Peu reconnue légalement, cette pénibilité pèse sur le moral des hommes. Syndiqué à la CGT, Frédéric ne manque pas de le souligner : « L’espérance de vie des éboueurs est de soixante-seize ans. C’est la deuxième plus petite espérance de vie dans le monde du travail. Mais cette pénibilité n’est pas reconnue par l’Etat. Aujourd’hui, on peut partir au bout de dix-sept ans derrière un camion… avec une retraite de 500 euros. »

Utilité publique

Un métier également peu reconnu par les usagers : mépris ou omission, les éboueurs sont invisibles. Armée d’hommes en jaune œuvrant pour la propreté des villes, ils se fondent dans le paysage urbain. « Nous sommes un peu des travailleurs de l’ombre. Quand on travaille, les gens se lèvent à peine. On nous voit très peu, sauf quand on bloque une rue et que les gens klaxonnent parce qu’ils sont pressés. » Tour à tour accusés d’être privilégiés ou fainéants, Frédéric l’assure, les éboueurs sont mal considérés. « Il n’y a pourtant pas beaucoup de monde qui veut faire ce travail », ajoute-t-il ironique et las.

Pourtant, les éboueurs servent l’utilité publique. Il faut souvent une grève pour comprendre l’ampleur de leur travail, constater leur absence pour s’apercevoir de leur présence furtive au quotidien. « Sans être valorisante, notre profession est importante », se rassure Frédéric. « On se rend compte que lorsque les déchets ne sont pas ramassés, ça devient vite dramatique. Même si on est le dernier maillon de la chaine, on sert à quelque chose. »

Décalage horaire

Le « fini-parti », si avantageux soit-il, pèse aussi sur la vie sociale de ces travailleurs invisibles. Soudés le temps du service, chaque équipe se sépare dès le travail achevé et chacun repart de son côté. Avec ses horaires décalées, Frédéric accuse le coup : « Lorsque vous travaillez tôt le matin et pendant quatre à six heures de marathon, vous passez votre journée à récupérer. Vous n’avez aucune vie sociale malgré les après-midis libres, car les gens travaillent. Et le soir, il faut se coucher tôt. »

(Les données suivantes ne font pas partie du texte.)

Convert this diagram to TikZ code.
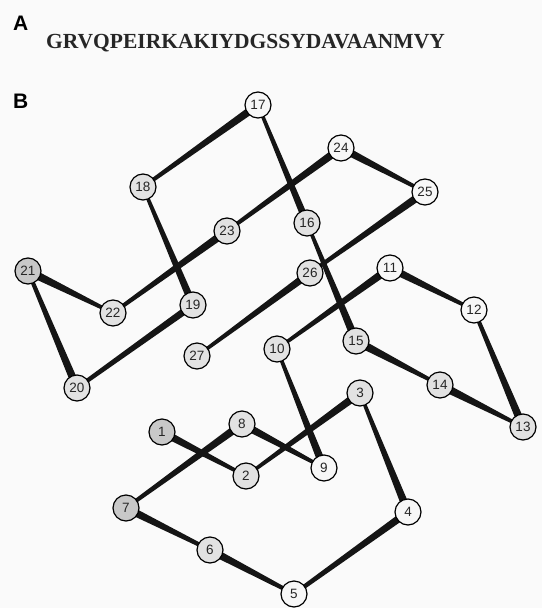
\documentclass[tikz,border=0pt]{standalone}
\usepackage{fontspec}
\setmainfont{Liberation Serif}
\setsansfont{Liberation Sans}
\usetikzlibrary{calc}
\definecolor{bondc}{HTML}{151515}
\definecolor{bgc}{HTML}{FAFAFA}
\definecolor{shdark}{HTML}{C8C8C8}
\definecolor{shmid}{HTML}{E2E2E2}
\definecolor{shlight}{HTML}{F7F7F7}
\tikzset{
  res/.style={circle, draw=black, line width=1.2pt, minimum size=26pt, inner sep=0pt,
    font=\sffamily\fontsize{13.5}{13.5}\selectfont, text=black!85},
  dk/.style={res, fill=shdark},
  md/.style={res, fill=shmid},
  lt/.style={res, fill=shlight},
  panel/.style={font=\sffamily\bfseries\fontsize{21}{21}\selectfont, inner sep=0pt, anchor=base west},
  seqtext/.style={font=\rmfamily\bfseries\fontsize{21.5}{21.5}\selectfont, inner sep=0pt, anchor=base west, text=black!85}
}
\newcommand\bond[4]{\fill[bondc] ($(#1.center)!#3!90:(#2.center)$) -- ($(#2.center)!#4!-90:(#1.center)$) -- ($(#2.center)!#4!90:(#1.center)$) -- ($(#1.center)!#3!-90:(#2.center)$) -- cycle;}
\begin{document}
\begin{tikzpicture}[x=1pt,y=-1pt]
\fill[bgc] (0,0) rectangle (542,608);
\useasboundingbox (0,0) rectangle (542,608);
\node[panel] (lA) at (13,30) {A};
\node[seqtext] (seq) at (46,48) {GRVQPEIRKAKIYDGSSYDAVAANMVY};
\node[panel] (lB) at (13,108) {B};
% residue positions
\coordinate (c1) at (162,432);
\coordinate (c2) at (246,476);
\coordinate (c3) at (360,393);
\coordinate (c4) at (408,512);
\coordinate (c5) at (294,594);
\coordinate (c6) at (210,550);
\coordinate (c7) at (126,508);
\coordinate (c8) at (242,424);
\coordinate (c9) at (324,468);
\coordinate (c10) at (277,349);
\coordinate (c11) at (390,268);
\coordinate (c12) at (474,310);
\coordinate (c13) at (523,427);
\coordinate (c14) at (440,385);
\coordinate (c15) at (356,341);
\coordinate (c16) at (307,223);
\coordinate (c17) at (258,105);
\coordinate (c18) at (143,187);
\coordinate (c19) at (193,305);
\coordinate (c20) at (77,388);
\coordinate (c21) at (28,271);
\coordinate (c22) at (113,313);
\coordinate (c23) at (227,231);
\coordinate (c24) at (341,148);
\coordinate (c25) at (425,192);
\coordinate (c26) at (310,273);
\coordinate (c27) at (197,356);
% bonds (thick end, thin end)
\bond{c1}{c2}{4pt}{1.6pt}
\bond{c3}{c2}{4pt}{1.6pt}
\bond{c4}{c3}{4pt}{1.6pt}
\bond{c4}{c5}{3.8pt}{2pt}
\bond{c6}{c5}{4pt}{1.8pt}
\bond{c7}{c6}{4pt}{1.8pt}
\bond{c8}{c7}{4pt}{1.8pt}
\bond{c8}{c9}{4pt}{1.6pt}
\bond{c9}{c10}{4pt}{1.6pt}
\bond{c11}{c10}{4pt}{1.6pt}
\bond{c11}{c12}{4pt}{1.6pt}
\bond{c13}{c12}{4pt}{1.8pt}
\bond{c14}{c13}{4.3pt}{1.6pt}
\bond{c15}{c14}{4.3pt}{1.6pt}
\bond{c15}{c16}{4pt}{1.6pt}
\bond{c16}{c17}{3.6pt}{1.6pt}
\bond{c17}{c18}{4pt}{1.8pt}
\bond{c19}{c18}{3.8pt}{1.6pt}
\bond{c19}{c20}{3.6pt}{2pt}
\bond{c20}{c21}{4pt}{1.8pt}
\bond{c21}{c22}{4.3pt}{1.6pt}
\bond{c23}{c22}{4pt}{1.8pt}
\bond{c24}{c23}{4pt}{1.8pt}
\bond{c24}{c25}{4pt}{1.6pt}
\bond{c25}{c26}{4pt}{1.8pt}
\bond{c26}{c27}{3.8pt}{1.6pt}
% residues
\node[dk] (n1) at (c1) {1};
\node[md] (n2) at (c2) {2};
\node[md] (n3) at (c3) {3};
\node[lt] (n4) at (c4) {4};
\node[lt] (n5) at (c5) {5};
\node[md] (n6) at (c6) {6};
\node[dk] (n7) at (c7) {7};
\node[md] (n8) at (c8) {8};
\node[lt] (n9) at (c9) {9};
\node[md] (n10) at (c10) {10};
\node[lt] (n11) at (c11) {11};
\node[lt] (n12) at (c12) {12};
\node[md] (n13) at (c13) {13};
\node[md] (n14) at (c14) {14};
\node[md] (n15) at (c15) {15};
\node[md] (n16) at (c16) {16};
\node[lt] (n17) at (c17) {17};
\node[md] (n18) at (c18) {18};
\node[md] (n19) at (c19) {19};
\node[md] (n20) at (c20) {20};
\node[dk] (n21) at (c21) {21};
\node[md] (n22) at (c22) {22};
\node[md] (n23) at (c23) {23};
\node[lt] (n24) at (c24) {24};
\node[lt] (n25) at (c25) {25};
\node[md] (n26) at (c26) {26};
\node[md] (n27) at (c27) {27};
\end{tikzpicture}
\end{document}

Une situation pesante qui pousse beaucoup d’éboueurs à changer de métier. « Je suis admiratif des gens qui font trente ou quarante ans de carrière, qui arrivent à travailler jusqu’à la retraite. Ils ont un mental d’acier », s’exclame Frédéric. « Il n’y en a pas beaucoup. Il y a un très grand turnover dans notre métier, les gens s’usent. » Lui-même a souvent pensé à partir, et ce depuis qu’il a commencé. Il a même passé, avec succès, des concours internes, pour changer de poste. « Cela fait cinq ans que je suis éboueur, quatre ans que je cherche autre chose. Si je ne pars pas maintenant, c’est qu’il y a beaucoup de personne en reclassement et pas de travail. »

Respect des riverains

Plein de contradictions, Frédéric semble malgré tout attaché à son métier. Très respectueux des usagers, il regrette la négligence de certains éboueurs, qui ternirait l’image de la profession : « Je peux comprendre la colère des riverains quand le travail est mal fait. Moi je ramasse tout ce qui tombe du camion, par respect, ne serait-ce que pour ceux qui balayent. Mais toutes les équipes ne le font pas. »

Sans hésiter, il affirme aussi qu’il ne regrette pas son choix. « Pour ma famille, je le referais. Même si j’en paye le prix. » Où sera-t-il dans dix ans, il l’ignore encore. « Je serai peut-être toujours éboueur, mais chauffeur, avec un permis poids-lourd. Mes enfants auront grandi, ils auront moins besoin de moi, alors pourquoi ne pas retourner au balai. Ou alors monter une micro entreprise et quitter la mairie. Honnêtement, je ne sais pas. » En attendant, il restera quelques temps encore fonctionnaire de la mairie de Toulouse. Dans quelques mois, fini la voltige : il intégrera une nouvelle équipe, fixe cette fois.